* _WHAT IS BEING ASKED_: Each line from the one containing "Generate a Python" through the one containing "from matplotlib.lines import Line2D" is to be retyped exactly, both end lines included, and all other lines left out.

* _INPUT ROWS_:
## start
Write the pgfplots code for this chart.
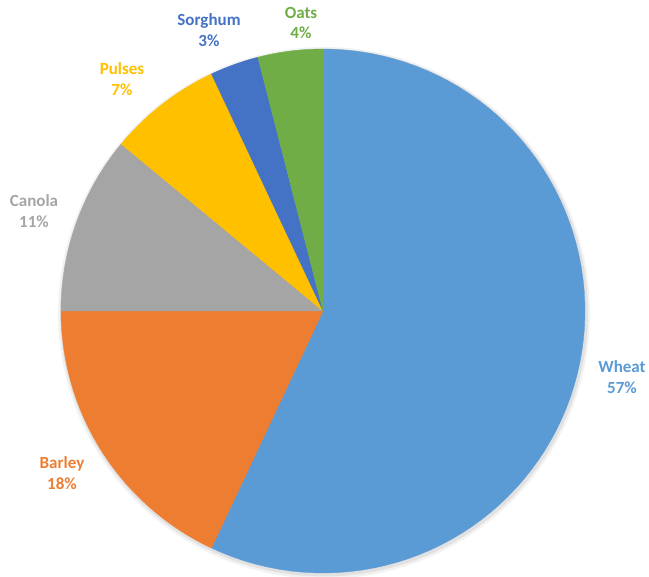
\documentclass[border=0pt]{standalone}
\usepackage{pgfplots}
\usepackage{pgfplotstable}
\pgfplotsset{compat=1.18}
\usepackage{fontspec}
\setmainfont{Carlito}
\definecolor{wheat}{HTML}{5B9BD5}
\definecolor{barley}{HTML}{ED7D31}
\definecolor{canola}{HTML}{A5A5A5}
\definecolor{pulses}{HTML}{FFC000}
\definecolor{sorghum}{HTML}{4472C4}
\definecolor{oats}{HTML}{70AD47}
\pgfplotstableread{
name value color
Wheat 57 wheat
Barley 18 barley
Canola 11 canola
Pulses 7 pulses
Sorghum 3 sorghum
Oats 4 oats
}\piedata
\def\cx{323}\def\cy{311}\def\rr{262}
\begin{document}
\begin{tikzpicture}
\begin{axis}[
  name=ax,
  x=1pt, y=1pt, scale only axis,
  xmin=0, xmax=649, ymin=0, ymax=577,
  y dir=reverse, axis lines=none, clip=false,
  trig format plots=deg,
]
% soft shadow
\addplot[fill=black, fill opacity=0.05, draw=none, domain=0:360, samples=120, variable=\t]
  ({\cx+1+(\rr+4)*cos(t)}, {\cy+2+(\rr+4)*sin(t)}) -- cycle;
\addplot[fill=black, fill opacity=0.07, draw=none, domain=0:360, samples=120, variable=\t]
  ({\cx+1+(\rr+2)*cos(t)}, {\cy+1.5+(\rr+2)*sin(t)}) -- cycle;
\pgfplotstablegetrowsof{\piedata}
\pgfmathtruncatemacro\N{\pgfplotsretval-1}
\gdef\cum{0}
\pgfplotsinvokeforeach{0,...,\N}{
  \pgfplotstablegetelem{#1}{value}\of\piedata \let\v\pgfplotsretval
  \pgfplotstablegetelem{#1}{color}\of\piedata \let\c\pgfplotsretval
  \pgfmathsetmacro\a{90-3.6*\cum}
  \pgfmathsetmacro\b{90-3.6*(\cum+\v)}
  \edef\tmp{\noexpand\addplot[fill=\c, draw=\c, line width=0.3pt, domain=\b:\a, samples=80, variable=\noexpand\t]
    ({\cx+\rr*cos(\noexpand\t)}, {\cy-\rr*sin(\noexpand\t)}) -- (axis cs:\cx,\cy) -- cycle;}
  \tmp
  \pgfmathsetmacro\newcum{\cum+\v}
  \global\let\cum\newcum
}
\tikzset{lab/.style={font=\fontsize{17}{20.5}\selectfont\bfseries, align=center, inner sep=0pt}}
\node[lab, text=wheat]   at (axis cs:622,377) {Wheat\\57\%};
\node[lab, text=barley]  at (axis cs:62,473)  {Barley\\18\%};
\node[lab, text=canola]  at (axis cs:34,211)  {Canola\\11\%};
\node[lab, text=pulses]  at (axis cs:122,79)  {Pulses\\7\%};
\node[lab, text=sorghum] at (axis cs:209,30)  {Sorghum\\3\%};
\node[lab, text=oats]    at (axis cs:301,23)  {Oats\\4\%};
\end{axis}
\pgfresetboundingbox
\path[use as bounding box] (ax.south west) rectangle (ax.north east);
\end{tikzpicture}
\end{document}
## end
## start
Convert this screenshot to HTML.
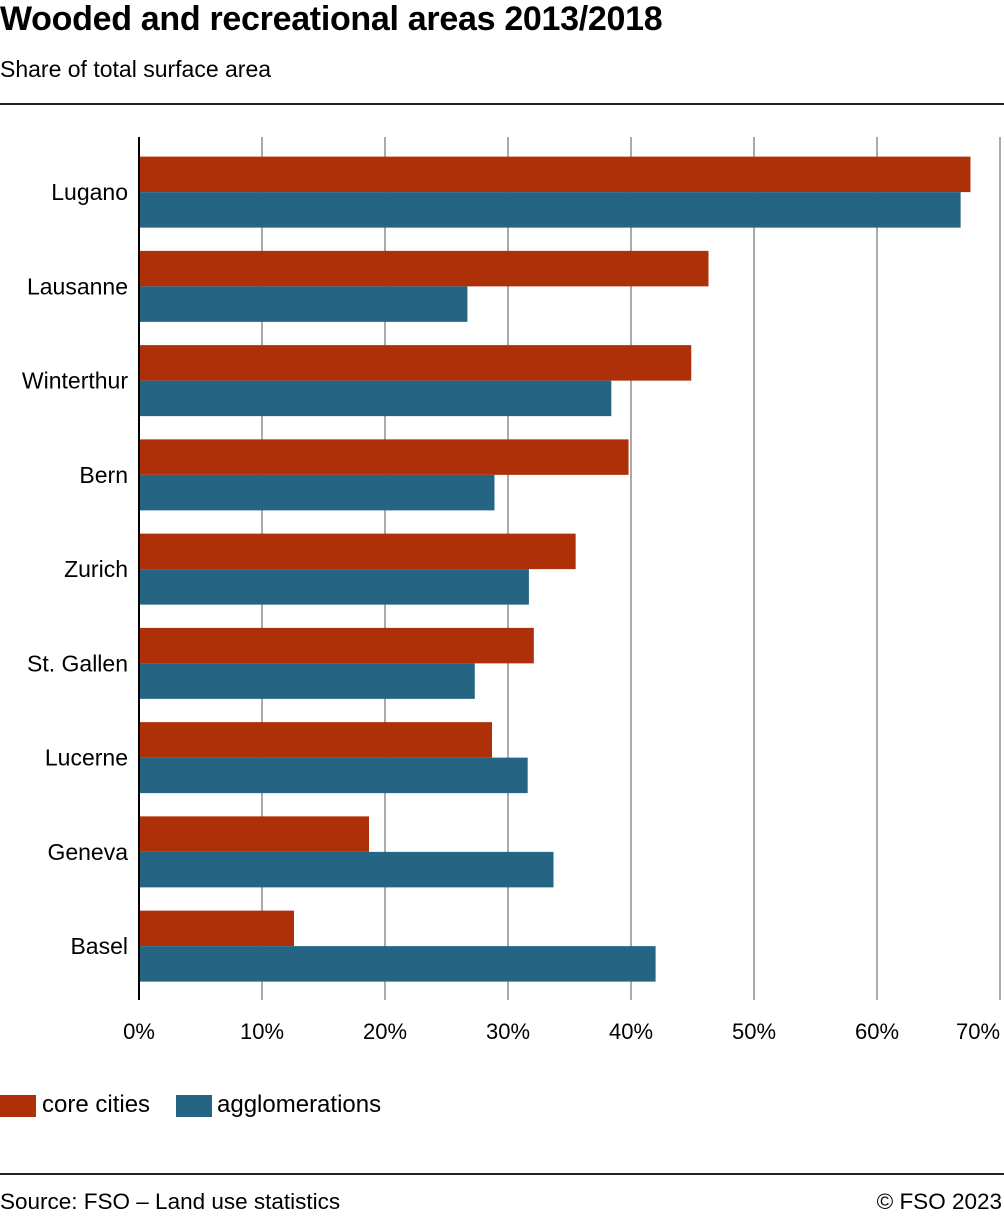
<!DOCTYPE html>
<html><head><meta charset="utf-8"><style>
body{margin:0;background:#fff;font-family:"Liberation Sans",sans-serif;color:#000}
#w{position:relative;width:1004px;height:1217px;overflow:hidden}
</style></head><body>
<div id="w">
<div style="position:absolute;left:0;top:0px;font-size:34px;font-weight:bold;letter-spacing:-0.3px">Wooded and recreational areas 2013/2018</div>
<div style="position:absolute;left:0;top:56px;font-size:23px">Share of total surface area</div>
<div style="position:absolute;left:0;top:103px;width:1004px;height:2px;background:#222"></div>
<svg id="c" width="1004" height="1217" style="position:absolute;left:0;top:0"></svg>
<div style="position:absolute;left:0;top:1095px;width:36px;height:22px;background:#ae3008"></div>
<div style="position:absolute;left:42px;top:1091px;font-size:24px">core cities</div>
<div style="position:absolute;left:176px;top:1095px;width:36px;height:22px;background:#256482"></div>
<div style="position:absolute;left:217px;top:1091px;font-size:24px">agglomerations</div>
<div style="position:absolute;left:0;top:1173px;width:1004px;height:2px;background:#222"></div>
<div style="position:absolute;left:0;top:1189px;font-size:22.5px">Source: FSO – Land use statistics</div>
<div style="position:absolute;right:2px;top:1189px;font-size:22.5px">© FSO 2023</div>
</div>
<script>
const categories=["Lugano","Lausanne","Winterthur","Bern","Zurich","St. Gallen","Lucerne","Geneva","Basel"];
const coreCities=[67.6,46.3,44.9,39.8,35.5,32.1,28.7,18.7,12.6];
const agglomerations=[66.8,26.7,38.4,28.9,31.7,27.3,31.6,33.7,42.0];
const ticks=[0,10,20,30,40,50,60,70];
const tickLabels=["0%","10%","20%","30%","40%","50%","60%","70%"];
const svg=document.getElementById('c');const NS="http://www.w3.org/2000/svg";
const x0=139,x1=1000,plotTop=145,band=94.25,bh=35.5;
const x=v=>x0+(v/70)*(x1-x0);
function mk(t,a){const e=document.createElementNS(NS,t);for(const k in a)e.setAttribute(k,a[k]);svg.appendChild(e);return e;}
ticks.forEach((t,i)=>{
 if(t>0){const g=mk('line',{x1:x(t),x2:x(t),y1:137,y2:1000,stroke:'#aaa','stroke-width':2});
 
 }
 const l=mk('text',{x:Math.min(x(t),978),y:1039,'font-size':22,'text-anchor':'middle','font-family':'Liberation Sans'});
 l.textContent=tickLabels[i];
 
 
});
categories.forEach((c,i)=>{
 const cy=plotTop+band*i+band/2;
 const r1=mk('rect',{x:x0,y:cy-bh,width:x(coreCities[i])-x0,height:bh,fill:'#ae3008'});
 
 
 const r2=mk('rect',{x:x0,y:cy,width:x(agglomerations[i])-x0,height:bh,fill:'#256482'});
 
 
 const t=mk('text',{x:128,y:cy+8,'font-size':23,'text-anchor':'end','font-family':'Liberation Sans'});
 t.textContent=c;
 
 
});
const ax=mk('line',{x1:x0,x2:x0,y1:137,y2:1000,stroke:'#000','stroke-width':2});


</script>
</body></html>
## end
## start
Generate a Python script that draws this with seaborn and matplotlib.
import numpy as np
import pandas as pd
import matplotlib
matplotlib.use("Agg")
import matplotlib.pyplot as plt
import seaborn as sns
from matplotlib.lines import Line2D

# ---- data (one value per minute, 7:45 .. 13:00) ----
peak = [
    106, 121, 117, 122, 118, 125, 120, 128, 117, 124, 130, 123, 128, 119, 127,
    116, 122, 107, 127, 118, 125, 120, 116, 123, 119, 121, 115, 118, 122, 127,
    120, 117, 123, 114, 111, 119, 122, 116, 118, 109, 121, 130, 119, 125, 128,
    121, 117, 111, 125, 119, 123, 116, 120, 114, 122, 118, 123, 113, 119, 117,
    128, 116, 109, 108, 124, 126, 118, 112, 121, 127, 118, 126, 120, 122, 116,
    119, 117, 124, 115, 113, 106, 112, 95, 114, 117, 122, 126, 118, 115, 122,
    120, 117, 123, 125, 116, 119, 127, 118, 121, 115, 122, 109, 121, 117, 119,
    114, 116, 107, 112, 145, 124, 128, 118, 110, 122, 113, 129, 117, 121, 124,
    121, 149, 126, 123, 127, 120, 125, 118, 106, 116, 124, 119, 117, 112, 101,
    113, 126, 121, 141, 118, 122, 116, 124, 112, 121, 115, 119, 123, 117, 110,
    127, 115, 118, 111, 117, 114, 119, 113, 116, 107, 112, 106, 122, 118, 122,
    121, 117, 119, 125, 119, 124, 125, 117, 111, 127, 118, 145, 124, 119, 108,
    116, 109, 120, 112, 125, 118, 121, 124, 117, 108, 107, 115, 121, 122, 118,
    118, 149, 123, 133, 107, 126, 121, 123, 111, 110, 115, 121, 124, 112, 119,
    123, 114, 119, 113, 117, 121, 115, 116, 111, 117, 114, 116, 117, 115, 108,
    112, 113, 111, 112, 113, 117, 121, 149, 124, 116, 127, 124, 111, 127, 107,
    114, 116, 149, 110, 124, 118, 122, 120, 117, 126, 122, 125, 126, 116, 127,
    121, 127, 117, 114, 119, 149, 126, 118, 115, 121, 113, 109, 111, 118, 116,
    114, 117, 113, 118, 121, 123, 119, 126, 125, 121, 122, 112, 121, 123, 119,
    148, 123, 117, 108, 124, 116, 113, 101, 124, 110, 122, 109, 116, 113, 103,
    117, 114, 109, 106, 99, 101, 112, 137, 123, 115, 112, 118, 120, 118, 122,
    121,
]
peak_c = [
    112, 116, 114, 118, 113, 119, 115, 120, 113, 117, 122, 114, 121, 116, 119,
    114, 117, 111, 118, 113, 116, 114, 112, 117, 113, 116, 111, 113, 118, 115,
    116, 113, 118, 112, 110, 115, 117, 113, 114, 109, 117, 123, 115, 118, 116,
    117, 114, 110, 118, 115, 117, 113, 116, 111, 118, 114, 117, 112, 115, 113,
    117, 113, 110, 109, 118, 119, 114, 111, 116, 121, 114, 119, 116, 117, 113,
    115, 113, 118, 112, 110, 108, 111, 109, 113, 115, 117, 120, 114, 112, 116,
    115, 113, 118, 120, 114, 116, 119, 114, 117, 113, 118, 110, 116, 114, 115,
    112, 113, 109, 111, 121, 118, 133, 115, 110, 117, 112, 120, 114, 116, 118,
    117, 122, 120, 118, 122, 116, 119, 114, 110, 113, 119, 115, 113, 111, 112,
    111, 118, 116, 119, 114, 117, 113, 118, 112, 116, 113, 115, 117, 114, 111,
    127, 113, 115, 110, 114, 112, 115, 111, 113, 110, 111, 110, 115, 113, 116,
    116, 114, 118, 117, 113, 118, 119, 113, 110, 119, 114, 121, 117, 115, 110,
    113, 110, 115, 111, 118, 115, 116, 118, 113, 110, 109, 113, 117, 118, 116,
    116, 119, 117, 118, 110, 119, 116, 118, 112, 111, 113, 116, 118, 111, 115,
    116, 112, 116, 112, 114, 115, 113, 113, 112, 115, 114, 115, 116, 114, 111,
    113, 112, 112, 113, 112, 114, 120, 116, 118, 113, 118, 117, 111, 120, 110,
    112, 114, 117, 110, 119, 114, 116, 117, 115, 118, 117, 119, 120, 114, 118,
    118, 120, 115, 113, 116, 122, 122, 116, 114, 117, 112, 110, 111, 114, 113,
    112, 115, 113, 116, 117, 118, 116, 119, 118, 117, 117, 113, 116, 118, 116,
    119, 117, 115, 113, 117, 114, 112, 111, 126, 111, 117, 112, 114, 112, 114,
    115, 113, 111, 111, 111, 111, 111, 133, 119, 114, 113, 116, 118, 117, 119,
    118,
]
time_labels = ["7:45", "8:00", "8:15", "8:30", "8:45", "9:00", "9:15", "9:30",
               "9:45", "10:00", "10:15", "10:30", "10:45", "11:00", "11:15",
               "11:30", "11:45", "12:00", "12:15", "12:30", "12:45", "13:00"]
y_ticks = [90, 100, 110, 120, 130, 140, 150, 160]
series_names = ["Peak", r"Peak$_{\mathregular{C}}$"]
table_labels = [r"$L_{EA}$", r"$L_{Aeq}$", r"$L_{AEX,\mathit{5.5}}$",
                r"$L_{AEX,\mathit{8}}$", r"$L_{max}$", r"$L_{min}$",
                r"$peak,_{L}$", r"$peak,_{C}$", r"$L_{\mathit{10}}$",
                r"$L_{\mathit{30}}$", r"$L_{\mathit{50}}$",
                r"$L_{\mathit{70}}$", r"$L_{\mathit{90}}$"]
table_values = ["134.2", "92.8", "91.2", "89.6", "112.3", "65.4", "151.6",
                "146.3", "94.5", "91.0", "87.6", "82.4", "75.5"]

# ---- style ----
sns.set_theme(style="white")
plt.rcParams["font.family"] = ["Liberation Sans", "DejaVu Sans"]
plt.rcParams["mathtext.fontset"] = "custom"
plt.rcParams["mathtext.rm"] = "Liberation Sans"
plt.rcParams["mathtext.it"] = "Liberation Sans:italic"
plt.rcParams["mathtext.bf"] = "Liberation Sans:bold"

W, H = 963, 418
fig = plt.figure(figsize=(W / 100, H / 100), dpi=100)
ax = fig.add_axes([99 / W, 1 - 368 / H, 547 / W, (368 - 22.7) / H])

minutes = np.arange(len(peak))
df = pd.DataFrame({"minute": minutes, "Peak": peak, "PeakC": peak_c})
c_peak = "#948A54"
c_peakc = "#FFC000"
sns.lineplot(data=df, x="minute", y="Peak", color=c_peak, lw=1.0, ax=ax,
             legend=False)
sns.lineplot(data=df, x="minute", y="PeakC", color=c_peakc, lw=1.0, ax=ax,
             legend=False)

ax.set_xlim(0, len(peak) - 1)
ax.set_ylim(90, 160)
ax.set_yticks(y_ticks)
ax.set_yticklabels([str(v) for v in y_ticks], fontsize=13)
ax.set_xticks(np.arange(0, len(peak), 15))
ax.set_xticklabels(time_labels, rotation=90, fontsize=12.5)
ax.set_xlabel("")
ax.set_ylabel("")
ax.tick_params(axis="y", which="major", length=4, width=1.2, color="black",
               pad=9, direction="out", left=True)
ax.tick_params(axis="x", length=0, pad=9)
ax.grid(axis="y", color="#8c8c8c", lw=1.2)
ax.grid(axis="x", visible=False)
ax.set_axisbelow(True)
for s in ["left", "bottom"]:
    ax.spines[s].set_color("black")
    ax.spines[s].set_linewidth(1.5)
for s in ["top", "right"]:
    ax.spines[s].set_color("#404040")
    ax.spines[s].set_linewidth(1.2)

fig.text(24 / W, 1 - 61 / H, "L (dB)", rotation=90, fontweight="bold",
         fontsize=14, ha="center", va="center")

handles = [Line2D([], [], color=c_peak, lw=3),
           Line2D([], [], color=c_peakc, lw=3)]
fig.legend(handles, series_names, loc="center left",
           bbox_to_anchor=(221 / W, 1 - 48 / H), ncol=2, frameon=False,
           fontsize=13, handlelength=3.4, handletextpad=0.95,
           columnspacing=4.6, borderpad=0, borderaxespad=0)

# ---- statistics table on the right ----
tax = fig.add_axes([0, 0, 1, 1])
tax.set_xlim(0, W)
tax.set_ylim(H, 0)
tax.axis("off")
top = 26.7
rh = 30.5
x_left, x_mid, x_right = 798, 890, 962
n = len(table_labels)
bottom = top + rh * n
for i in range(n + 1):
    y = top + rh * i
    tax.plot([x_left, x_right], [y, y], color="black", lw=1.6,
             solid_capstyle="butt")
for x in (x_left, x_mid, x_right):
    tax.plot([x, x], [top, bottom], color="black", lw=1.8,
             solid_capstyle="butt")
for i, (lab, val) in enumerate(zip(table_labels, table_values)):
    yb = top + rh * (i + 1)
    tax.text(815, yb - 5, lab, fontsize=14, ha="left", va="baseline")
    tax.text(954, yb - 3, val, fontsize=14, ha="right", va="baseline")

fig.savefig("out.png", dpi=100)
## end
* _ANSWER TO THIS PROBLEM_:
Generate a Python script that draws this with seaborn and matplotlib.
import numpy as np
import pandas as pd
import matplotlib
matplotlib.use("Agg")
import matplotlib.pyplot as plt
import seaborn as sns
from matplotlib.lines import Line2D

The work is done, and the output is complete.